我開始研究艾老就是因為他無論什麼時候,都沒有放棄小說創作。當時我甚至懷疑他會有政治背景才能夠堅持一直寫小說。艾蕪從“南行”“原始體驗”裏學到的“壓迫者被壓迫者”的觀點,一直成其為他的創作根底。這裏所說的壓迫者,或是洋官,或是地頭蛇,或是困苦的生活本身。他在作品裏著力描寫和表現的,就是這些被壓迫而奮起“反抗”的“人”。他們的反抗是由追求“生”的欲望而引起的,是否壯烈、是否正當、是否沒什麼“思想”“覺悟”都不論。他要描寫的不是故事,是人。他所描寫出來的不是有錢人,而是在社會邊緣掙紮求生的人。不管他們做什麼工作,對艾蕪來說,有強烈的生存以及活下去的意誌,並去為此追求的人才是值得重視的。
三十三年前,即一九八〇年我與艾蕪有了神交,他願意把抗戰時期的珍貴著作,郵寄借給我作為參考。對於一個素昧平生的日本研究生,艾蕪也熱情相助,這讓我有些意外也深受感動,當時在日本找不到的艾蕪的作品我都完整讀到了。而那些書上我發現有很多符號與修改文字,原來這些著作都是他正在整理擬再版的。由這些我們能看得到他不斷地追求作品的完美。但其中一九三五年寫的《瞎子客店》,艾蕪為何修改我卻了解不了,對我來說一直有一絲疑問。
這個作品雖然修改的地方很多,但我覺得最重要的還是結尾部分。下麵拿原版和修改版的結尾部分來對比一下。
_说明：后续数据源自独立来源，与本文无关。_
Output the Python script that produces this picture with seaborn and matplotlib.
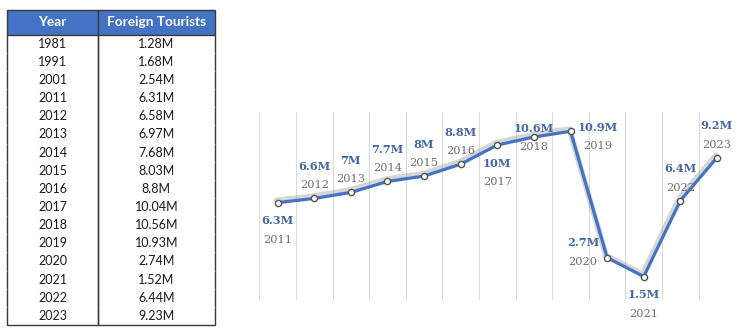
import matplotlib
matplotlib.use("Agg")
import matplotlib.pyplot as plt
import matplotlib.patheffects as pe
import numpy as np
import pandas as pd
import seaborn as sns

# Foreign tourist arrivals (millions)
years = [1981, 1991, 2001, 2011, 2012, 2013, 2014, 2015, 2016,
         2017, 2018, 2019, 2020, 2021, 2022, 2023]
tourists_m = [1.28, 1.68, 2.54, 6.31, 6.58, 6.97, 7.68, 8.03, 8.8,
              10.04, 10.56, 10.93, 2.74, 1.52, 6.44, 9.23]
col_labels = ["Year", "Foreign Tourists"]

BLUE = "#4472C4"
VALUE_COLOR = "#4467A8"
YEAR_COLOR = "#707070"

sns.set_theme(style="white")
plt.rcParams["font.family"] = ["Lato", "DejaVu Sans"]

W, H = 744, 330
fig = plt.figure(figsize=(W / 100, H / 100), dpi=100)

# ---------- table ----------
ax_t = fig.add_axes([7.3 / W, (H - 325) / H, 207.7 / W, 315 / H])
ax_t.axis("off")
cell_text = [[str(y), f"{v:g}M"] for y, v in zip(years, tourists_m)]
tbl = ax_t.table(cellText=cell_text, colLabels=col_labels, cellLoc="center",
                 colWidths=[0.435, 0.565], bbox=[0, 0, 1, 1])
tbl.auto_set_font_size(False)
tbl.set_fontsize(9.0)
n_rows = len(cell_text)
for (r, c), cell in tbl.get_celld().items():
    cell.set_edgecolor("#3A3A3A")
    cell.set_linewidth(1.0)
    if r == 0:
        cell.set_height(24.7)
        cell.set_facecolor(BLUE)
        cell.get_text().set_color("white")
        cell.get_text().set_fontweight("bold")
        cell.get_text().set_fontsize(9.8)
        cell.visible_edges = "closed"
    else:
        cell.set_height(18.14)
        cell.get_text().set_color("#1A1A1A")
        cell.visible_edges = "BLR" if r == n_rows else "LR"

# ---------- line chart ----------
df = pd.DataFrame({"year": years, "tourists": tourists_m})
trend = df[df["year"] >= 2011].reset_index(drop=True)

ax = fig.add_axes([259.3 / W, 30 / H, 476 / W, 188.3 / H])
for gx in np.arange(2010.5, 2022.6, 1.0):
    ax.axvline(gx, color="#DADADA", lw=0.8, zorder=0)

sns.lineplot(data=trend, x="year", y="tourists", ax=ax, color=BLUE, lw=2.3,
             zorder=3,
             path_effects=[pe.SimpleLineShadow(offset=(-0.8, 1.6), shadow_color="#8C8C8C",
                                               alpha=0.35, linewidth=4.2),
                           pe.Normal()])
sns.scatterplot(data=trend, x="year", y="tourists", ax=ax, s=20,
                color="white", edgecolor="#555555", linewidth=1.0, zorder=4)

ax.set_xlim(2010.5, 2023.5)
ax.set_ylim(0, 12.2)
ax.set_xlabel("")
ax.set_ylabel("")
ax.set_xticks([])
ax.set_yticks([])
for s in ax.spines.values():
    s.set_visible(False)

# label placement: (dx, value dy, year dy) in pixels
placement = {
    "above": (0, 32, 13),
    "below": (0, -18, -37),
    "left": (-24, 15, -4),
    "right": (27, 4, -15),
    "center": (0, 9, -9.5),
}
label_side = {2011: "below", 2017: "below", 2021: "below",
              2020: "left", 2019: "right", 2018: "center"}

serif = ["DejaVu Serif"]
for yr, val in zip(trend["year"], trend["tourists"]):
    dx, dv, dy = placement[label_side.get(yr, "above")]
    txt = f"{round(val, 1):g}M"
    ax.annotate(txt, (yr, val), xytext=(dx, dv), textcoords="offset pixels",
                ha="center", va="center", fontsize=8.2, fontweight="bold",
                color=VALUE_COLOR, family=serif, annotation_clip=False)
    ax.annotate(str(yr), (yr, val), xytext=(dx, dy), textcoords="offset pixels",
                ha="center", va="center", fontsize=8.2, color=YEAR_COLOR,
                family=serif, annotation_clip=False)

fig.savefig("out.png", dpi=100, facecolor="white")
《瞎子客店》是描寫經營一家山中客店的父子倆,兒子生來就是瞎子,所以他聽見老虎在叫卻不會懼怕。原版的結尾很簡單,如下:
“要是我看得見,我還怕它麼?”
這時我知道惹起他的毛病了,便連忙把他爸爸告訴我的話,拿來安慰他一番。但他卻悲哀地說道:“來來往往的客人,都這麼告訴我,可是那光明的日子為啥不快點到來了呢?”
我為了安慰他這可憐人,便拿出堅決的聲音,擔保道:
“快了,兄弟。”
但心裏卻暗自想到:
你自己不衝出這環境,是不行的。
後麵的部分改變為如下:
老實說,我並不像他父親哄他騙他,我倒是真心誠意地盼望光明的日子早點到來。因為我覺得我自己也是一個瞎子,生活在黑暗中,隻看見醜惡的現象,希望有一天世界光明了,能夠看見美好的東西。
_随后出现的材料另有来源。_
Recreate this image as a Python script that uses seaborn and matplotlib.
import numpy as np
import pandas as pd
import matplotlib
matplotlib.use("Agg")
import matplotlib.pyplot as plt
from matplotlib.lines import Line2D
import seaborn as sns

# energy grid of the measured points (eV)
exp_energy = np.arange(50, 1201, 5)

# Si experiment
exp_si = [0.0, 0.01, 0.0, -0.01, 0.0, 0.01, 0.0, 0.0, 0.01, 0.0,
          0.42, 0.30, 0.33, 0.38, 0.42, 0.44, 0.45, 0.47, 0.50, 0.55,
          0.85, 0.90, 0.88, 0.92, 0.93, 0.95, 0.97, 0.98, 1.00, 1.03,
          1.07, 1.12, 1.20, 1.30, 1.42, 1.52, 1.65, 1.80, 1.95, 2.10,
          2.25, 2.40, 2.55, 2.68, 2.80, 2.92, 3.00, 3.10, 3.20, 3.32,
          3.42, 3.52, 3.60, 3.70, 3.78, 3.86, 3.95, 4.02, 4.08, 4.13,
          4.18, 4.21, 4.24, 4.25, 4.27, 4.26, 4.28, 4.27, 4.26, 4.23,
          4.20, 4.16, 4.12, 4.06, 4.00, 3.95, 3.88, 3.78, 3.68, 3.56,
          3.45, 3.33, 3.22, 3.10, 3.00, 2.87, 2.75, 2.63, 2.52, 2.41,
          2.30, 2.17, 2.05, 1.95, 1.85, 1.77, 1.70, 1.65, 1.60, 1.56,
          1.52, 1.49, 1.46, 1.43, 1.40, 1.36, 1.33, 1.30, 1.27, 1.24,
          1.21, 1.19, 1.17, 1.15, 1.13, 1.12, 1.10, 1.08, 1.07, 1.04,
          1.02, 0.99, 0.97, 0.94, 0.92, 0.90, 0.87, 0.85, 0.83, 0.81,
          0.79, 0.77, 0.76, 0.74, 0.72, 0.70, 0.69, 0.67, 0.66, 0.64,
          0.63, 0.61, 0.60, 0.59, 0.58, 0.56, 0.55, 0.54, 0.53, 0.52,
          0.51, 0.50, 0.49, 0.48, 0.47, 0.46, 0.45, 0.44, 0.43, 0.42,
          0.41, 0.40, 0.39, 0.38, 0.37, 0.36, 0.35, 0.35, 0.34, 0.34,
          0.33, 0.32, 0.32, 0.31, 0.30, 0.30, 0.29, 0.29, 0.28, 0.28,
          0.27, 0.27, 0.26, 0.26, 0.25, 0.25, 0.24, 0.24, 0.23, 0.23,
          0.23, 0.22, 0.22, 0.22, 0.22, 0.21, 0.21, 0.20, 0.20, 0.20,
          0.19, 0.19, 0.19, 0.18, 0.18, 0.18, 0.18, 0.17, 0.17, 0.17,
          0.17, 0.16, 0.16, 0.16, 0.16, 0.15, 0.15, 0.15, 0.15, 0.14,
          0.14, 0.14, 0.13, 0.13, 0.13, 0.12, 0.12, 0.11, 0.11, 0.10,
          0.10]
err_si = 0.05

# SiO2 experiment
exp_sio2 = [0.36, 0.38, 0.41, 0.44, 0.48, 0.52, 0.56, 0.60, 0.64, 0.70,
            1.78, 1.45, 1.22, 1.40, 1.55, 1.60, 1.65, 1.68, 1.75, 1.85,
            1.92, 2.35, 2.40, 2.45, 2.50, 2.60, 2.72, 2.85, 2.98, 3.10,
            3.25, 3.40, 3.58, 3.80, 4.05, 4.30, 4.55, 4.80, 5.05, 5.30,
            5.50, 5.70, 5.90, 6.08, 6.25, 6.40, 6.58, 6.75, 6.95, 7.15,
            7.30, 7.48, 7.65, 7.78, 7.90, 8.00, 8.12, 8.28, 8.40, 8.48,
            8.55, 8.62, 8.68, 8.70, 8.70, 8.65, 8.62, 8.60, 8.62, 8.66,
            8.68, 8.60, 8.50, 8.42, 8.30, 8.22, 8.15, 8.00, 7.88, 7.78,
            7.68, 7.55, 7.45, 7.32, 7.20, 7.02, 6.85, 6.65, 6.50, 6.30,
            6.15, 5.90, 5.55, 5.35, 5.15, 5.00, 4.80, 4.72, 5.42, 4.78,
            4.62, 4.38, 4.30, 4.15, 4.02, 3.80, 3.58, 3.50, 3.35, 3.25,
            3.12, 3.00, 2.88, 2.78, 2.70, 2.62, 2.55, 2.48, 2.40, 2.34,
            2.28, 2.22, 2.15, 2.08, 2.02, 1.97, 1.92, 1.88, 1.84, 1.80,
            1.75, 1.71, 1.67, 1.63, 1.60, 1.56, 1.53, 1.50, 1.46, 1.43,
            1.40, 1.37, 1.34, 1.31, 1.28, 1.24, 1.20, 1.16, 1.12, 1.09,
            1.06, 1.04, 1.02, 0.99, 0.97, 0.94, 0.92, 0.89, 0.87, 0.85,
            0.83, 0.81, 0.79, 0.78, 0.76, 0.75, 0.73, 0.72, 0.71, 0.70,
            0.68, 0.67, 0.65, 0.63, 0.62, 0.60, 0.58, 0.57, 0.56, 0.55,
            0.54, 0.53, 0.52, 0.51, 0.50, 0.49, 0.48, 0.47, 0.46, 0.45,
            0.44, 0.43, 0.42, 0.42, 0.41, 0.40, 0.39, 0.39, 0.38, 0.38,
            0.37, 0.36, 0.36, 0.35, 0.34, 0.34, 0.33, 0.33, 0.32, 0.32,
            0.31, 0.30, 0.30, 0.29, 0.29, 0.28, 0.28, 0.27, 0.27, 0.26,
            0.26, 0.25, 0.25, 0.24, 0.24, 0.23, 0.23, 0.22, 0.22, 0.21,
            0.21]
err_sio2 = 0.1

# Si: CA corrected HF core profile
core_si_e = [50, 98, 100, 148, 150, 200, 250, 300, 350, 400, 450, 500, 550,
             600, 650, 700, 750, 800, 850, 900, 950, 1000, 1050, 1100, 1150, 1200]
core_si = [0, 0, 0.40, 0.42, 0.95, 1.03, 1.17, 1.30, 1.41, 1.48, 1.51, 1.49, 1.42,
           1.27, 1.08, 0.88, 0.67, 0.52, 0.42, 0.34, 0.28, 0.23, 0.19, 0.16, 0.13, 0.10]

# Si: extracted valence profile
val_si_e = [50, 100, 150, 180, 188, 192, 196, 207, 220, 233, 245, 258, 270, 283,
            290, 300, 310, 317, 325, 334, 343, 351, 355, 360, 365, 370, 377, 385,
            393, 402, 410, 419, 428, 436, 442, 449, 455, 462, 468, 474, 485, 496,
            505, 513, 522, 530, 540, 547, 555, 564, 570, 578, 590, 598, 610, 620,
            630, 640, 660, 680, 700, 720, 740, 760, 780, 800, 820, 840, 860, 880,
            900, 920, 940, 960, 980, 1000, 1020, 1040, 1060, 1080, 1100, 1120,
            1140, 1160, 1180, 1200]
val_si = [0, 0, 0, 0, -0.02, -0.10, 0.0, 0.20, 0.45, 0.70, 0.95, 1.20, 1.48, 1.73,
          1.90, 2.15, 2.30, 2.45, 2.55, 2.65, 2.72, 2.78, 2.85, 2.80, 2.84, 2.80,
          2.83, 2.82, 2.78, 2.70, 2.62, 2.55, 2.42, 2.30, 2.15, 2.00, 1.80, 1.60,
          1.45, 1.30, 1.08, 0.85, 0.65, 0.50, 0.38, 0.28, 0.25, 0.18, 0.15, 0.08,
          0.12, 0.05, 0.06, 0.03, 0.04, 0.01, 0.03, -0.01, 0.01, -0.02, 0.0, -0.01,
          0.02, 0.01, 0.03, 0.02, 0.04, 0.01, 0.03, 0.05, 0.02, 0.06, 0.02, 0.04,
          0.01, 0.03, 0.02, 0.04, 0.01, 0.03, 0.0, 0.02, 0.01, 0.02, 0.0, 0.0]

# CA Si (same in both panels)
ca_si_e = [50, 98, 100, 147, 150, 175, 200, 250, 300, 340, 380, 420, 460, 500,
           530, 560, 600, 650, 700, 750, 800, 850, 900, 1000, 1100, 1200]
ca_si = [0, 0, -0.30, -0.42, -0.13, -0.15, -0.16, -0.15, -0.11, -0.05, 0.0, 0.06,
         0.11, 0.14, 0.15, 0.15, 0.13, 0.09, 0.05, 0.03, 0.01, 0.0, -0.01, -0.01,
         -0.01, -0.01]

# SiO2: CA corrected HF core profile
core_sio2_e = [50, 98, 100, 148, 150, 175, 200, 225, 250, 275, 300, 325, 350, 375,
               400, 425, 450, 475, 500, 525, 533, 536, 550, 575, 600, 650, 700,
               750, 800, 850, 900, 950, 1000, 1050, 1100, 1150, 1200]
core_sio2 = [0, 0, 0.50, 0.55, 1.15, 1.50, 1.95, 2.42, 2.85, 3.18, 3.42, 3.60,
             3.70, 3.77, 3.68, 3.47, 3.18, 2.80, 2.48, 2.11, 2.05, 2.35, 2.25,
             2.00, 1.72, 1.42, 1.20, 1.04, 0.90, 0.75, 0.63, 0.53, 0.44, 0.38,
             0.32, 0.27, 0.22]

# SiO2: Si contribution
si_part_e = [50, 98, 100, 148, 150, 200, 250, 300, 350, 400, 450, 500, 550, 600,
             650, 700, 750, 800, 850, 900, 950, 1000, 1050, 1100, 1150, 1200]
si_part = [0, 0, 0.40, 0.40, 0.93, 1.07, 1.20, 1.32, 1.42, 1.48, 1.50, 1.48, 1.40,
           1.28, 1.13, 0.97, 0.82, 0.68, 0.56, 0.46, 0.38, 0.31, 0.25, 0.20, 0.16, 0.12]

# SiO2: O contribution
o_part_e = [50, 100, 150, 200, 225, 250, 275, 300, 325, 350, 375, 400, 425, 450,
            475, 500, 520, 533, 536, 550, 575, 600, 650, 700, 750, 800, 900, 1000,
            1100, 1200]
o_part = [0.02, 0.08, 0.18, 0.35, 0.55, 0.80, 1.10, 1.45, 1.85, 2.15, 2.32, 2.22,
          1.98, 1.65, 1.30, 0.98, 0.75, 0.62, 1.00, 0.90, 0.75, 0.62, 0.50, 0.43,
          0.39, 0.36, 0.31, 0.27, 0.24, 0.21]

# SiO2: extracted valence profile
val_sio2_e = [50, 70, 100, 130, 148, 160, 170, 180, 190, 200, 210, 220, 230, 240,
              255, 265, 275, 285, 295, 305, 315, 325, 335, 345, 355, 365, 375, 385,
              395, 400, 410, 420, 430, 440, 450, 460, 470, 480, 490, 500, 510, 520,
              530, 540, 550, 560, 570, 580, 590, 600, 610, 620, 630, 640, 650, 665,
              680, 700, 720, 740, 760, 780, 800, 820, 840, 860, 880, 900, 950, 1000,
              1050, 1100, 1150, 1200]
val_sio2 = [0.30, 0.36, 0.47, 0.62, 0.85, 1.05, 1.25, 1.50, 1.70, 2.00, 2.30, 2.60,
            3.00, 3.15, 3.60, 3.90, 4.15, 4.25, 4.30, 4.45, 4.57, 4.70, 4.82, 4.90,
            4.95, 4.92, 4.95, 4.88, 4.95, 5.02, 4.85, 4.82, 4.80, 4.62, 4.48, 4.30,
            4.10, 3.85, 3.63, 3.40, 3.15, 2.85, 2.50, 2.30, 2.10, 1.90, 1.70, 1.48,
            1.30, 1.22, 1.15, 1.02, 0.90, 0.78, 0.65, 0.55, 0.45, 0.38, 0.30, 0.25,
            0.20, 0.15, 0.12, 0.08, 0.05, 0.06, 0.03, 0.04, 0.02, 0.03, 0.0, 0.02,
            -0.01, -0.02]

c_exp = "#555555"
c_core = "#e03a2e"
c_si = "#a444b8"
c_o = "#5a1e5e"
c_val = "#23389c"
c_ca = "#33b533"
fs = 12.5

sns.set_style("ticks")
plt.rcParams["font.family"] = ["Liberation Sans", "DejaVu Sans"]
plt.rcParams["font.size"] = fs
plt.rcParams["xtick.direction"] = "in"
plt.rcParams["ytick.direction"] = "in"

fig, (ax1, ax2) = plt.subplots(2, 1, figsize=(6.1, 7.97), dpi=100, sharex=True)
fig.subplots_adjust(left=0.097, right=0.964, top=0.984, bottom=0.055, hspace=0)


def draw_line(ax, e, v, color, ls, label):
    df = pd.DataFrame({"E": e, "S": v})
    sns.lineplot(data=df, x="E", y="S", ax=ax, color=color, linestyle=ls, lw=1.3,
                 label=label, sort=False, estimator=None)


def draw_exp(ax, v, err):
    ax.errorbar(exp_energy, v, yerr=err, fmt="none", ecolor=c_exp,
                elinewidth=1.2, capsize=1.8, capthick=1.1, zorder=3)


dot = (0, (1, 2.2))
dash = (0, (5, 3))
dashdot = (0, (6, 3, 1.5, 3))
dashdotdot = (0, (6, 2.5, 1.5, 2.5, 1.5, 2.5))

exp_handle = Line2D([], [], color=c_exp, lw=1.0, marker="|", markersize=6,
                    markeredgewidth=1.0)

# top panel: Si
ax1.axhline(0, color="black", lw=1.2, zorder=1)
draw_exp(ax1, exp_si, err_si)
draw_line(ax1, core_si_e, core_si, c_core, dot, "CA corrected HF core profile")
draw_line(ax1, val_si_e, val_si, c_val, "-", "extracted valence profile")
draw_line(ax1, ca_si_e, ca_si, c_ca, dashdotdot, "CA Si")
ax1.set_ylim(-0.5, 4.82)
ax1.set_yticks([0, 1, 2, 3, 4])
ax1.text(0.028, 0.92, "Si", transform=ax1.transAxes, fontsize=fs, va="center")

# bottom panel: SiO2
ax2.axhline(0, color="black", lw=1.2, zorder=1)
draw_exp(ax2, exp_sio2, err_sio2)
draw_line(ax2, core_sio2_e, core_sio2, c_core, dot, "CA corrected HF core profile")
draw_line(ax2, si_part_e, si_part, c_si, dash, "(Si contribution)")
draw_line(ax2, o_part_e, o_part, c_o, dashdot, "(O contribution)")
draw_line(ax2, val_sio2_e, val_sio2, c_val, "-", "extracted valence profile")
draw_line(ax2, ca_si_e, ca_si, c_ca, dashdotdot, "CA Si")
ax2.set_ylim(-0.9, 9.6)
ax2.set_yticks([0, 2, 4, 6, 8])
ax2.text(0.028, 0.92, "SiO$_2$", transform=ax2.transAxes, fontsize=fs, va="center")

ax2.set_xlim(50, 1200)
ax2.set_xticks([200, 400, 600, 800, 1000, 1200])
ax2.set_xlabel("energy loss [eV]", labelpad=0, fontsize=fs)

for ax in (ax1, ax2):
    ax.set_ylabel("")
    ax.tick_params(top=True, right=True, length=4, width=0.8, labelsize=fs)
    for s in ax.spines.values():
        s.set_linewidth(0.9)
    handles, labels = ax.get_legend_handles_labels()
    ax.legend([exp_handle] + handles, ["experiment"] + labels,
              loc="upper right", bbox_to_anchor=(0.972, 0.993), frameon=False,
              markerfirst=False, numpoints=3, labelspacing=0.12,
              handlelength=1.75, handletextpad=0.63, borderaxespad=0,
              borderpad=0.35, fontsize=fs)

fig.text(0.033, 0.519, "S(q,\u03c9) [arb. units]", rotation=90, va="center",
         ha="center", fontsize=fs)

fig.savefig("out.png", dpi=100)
如果要選更適合艾蕪的風格的話,我就毫不猶豫選原版。因為從原版的結尾很容易看得出來艾蕪的看法。艾蕪確實描寫被壓迫的下層人物,但他要認可的不是被壓迫而束手待斃的人,而是被壓迫而奮起反抗的人。因此我覺得《瞎子客店》的“我”說“你自己不衝出這環境,是不行的”才符合艾蕪的原則,有這個結尾才能完成他對下層人物的評價與期盼。艾蕪與沙汀剛開始寫作時共同給魯迅寫信請教描寫下層人物應該怎麼寫,魯迅在回信上提醒他們說“所謂客觀其實是樓上的冷眼,所謂同情也不過空虛的布施”。魯迅所說的不是“樓上的冷眼”也不是“空虛的布施”來對待下層人物,我覺得隻有通過自己的體驗親身體會到他們掙紮的艾蕪才能做得到。因而我一直認為原版《瞎子客店》才屬於艾蕪南行的作品。